### DIRECTION
Write out each line exactly as given. Leave the pictures out of your copy.

### PROVIDED MATERIAL

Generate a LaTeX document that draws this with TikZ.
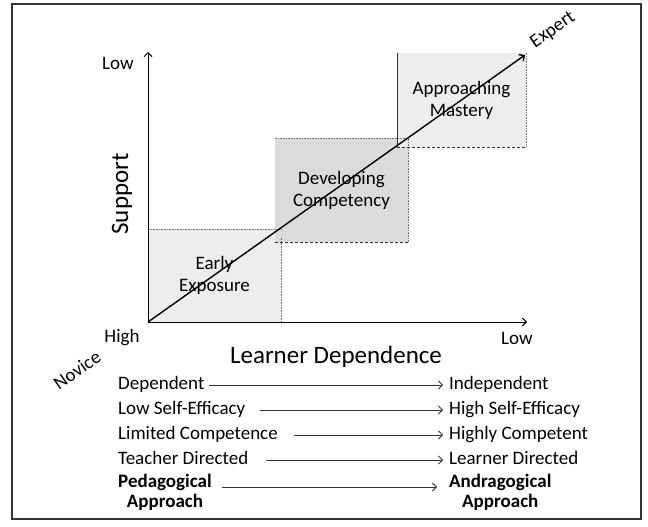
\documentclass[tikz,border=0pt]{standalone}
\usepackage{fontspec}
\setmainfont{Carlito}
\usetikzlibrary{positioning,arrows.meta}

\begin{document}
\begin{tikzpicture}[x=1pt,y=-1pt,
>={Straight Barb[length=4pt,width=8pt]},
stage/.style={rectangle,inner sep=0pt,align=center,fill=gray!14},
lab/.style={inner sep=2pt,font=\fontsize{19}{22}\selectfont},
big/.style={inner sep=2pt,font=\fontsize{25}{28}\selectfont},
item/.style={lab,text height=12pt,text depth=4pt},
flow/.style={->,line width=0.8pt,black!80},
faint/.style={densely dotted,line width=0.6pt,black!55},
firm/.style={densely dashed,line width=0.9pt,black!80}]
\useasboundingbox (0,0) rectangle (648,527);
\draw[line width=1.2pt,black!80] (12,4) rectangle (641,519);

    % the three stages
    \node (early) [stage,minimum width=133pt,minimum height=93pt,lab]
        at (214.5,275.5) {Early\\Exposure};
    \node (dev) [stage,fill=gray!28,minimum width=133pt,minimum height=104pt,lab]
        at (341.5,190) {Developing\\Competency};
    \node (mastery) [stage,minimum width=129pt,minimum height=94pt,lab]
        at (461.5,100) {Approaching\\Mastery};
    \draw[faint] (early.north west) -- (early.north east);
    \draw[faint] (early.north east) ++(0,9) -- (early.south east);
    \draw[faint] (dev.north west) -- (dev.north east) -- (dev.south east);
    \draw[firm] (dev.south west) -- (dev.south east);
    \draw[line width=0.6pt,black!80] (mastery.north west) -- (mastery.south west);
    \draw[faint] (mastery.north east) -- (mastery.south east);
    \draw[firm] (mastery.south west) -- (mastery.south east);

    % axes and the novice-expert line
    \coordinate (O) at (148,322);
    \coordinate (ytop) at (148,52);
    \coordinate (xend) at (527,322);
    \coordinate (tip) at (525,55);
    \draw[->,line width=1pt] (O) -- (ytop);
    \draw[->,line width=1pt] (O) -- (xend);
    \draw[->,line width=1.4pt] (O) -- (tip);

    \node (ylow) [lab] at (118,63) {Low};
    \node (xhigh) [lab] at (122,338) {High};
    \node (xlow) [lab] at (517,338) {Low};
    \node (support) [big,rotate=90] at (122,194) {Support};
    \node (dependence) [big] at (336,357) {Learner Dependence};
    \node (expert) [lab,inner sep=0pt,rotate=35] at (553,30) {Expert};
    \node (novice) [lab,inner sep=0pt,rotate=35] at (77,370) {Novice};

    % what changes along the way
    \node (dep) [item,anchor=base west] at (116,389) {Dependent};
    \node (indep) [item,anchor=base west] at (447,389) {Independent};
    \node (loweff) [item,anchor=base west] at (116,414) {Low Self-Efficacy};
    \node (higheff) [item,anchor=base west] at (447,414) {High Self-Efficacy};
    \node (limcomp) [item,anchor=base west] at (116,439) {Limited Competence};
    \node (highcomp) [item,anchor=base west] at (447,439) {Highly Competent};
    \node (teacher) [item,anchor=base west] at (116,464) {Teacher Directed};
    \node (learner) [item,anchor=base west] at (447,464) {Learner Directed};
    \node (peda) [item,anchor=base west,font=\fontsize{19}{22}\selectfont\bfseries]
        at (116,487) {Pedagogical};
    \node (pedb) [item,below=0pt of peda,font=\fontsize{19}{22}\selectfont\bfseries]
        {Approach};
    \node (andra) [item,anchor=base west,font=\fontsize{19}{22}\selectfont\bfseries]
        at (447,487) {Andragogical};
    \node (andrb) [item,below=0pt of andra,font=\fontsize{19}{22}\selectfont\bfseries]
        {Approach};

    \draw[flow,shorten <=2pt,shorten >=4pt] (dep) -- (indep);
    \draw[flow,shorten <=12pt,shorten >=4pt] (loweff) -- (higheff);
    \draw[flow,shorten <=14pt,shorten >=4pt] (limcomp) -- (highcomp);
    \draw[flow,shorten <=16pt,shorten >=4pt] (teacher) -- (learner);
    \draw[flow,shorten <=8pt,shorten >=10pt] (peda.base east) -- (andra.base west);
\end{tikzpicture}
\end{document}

### THE ANSWER
Generate a LaTeX document that draws this with TikZ.
\documentclass[tikz,border=0pt]{standalone}
\usepackage{fontspec}
\setmainfont{Carlito}
\usetikzlibrary{positioning,arrows.meta}

\begin{document}
\begin{tikzpicture}[x=1pt,y=-1pt,
>={Straight Barb[length=4pt,width=8pt]},
stage/.style={rectangle,inner sep=0pt,align=center,fill=gray!14},
lab/.style={inner sep=2pt,font=\fontsize{19}{22}\selectfont},
big/.style={inner sep=2pt,font=\fontsize{25}{28}\selectfont},
item/.style={lab,text height=12pt,text depth=4pt},
flow/.style={->,line width=0.8pt,black!80},
faint/.style={densely dotted,line width=0.6pt,black!55},
firm/.style={densely dashed,line width=0.9pt,black!80}]
\useasboundingbox (0,0) rectangle (648,527);
\draw[line width=1.2pt,black!80] (12,4) rectangle (641,519);

    % the three stages
    \node (early) [stage,minimum width=133pt,minimum height=93pt,lab]
        at (214.5,275.5) {Early\\Exposure};
    \node (dev) [stage,fill=gray!28,minimum width=133pt,minimum height=104pt,lab]
        at (341.5,190) {Developing\\Competency};
    \node (mastery) [stage,minimum width=129pt,minimum height=94pt,lab]
        at (461.5,100) {Approaching\\Mastery};
    \draw[faint] (early.north west) -- (early.north east);
    \draw[faint] (early.north east) ++(0,9) -- (early.south east);
    \draw[faint] (dev.north west) -- (dev.north east) -- (dev.south east);
    \draw[firm] (dev.south west) -- (dev.south east);
    \draw[line width=0.6pt,black!80] (mastery.north west) -- (mastery.south west);
    \draw[faint] (mastery.north east) -- (mastery.south east);
    \draw[firm] (mastery.south west) -- (mastery.south east);

    % axes and the novice-expert line
    \coordinate (O) at (148,322);
    \coordinate (ytop) at (148,52);
    \coordinate (xend) at (527,322);
    \coordinate (tip) at (525,55);
    \draw[->,line width=1pt] (O) -- (ytop);
    \draw[->,line width=1pt] (O) -- (xend);
    \draw[->,line width=1.4pt] (O) -- (tip);

    \node (ylow) [lab] at (118,63) {Low};
    \node (xhigh) [lab] at (122,338) {High};
    \node (xlow) [lab] at (517,338) {Low};
    \node (support) [big,rotate=90] at (122,194) {Support};
    \node (dependence) [big] at (336,357) {Learner Dependence};
    \node (expert) [lab,inner sep=0pt,rotate=35] at (553,30) {Expert};
    \node (novice) [lab,inner sep=0pt,rotate=35] at (77,370) {Novice};

    % what changes along the way
    \node (dep) [item,anchor=base west] at (116,389) {Dependent};
    \node (indep) [item,anchor=base west] at (447,389) {Independent};
    \node (loweff) [item,anchor=base west] at (116,414) {Low Self-Efficacy};
    \node (higheff) [item,anchor=base west] at (447,414) {High Self-Efficacy};
    \node (limcomp) [item,anchor=base west] at (116,439) {Limited Competence};
    \node (highcomp) [item,anchor=base west] at (447,439) {Highly Competent};
    \node (teacher) [item,anchor=base west] at (116,464) {Teacher Directed};
    \node (learner) [item,anchor=base west] at (447,464) {Learner Directed};
    \node (peda) [item,anchor=base west,font=\fontsize{19}{22}\selectfont\bfseries]
        at (116,487) {Pedagogical};
    \node (pedb) [item,below=0pt of peda,font=\fontsize{19}{22}\selectfont\bfseries]
        {Approach};
    \node (andra) [item,anchor=base west,font=\fontsize{19}{22}\selectfont\bfseries]
        at (447,487) {Andragogical};
    \node (andrb) [item,below=0pt of andra,font=\fontsize{19}{22}\selectfont\bfseries]
        {Approach};

    \draw[flow,shorten <=2pt,shorten >=4pt] (dep) -- (indep);
    \draw[flow,shorten <=12pt,shorten >=4pt] (loweff) -- (higheff);
    \draw[flow,shorten <=14pt,shorten >=4pt] (limcomp) -- (highcomp);
    \draw[flow,shorten <=16pt,shorten >=4pt] (teacher) -- (learner);
    \draw[flow,shorten <=8pt,shorten >=10pt] (peda.base east) -- (andra.base west);
\end{tikzpicture}
\end{document}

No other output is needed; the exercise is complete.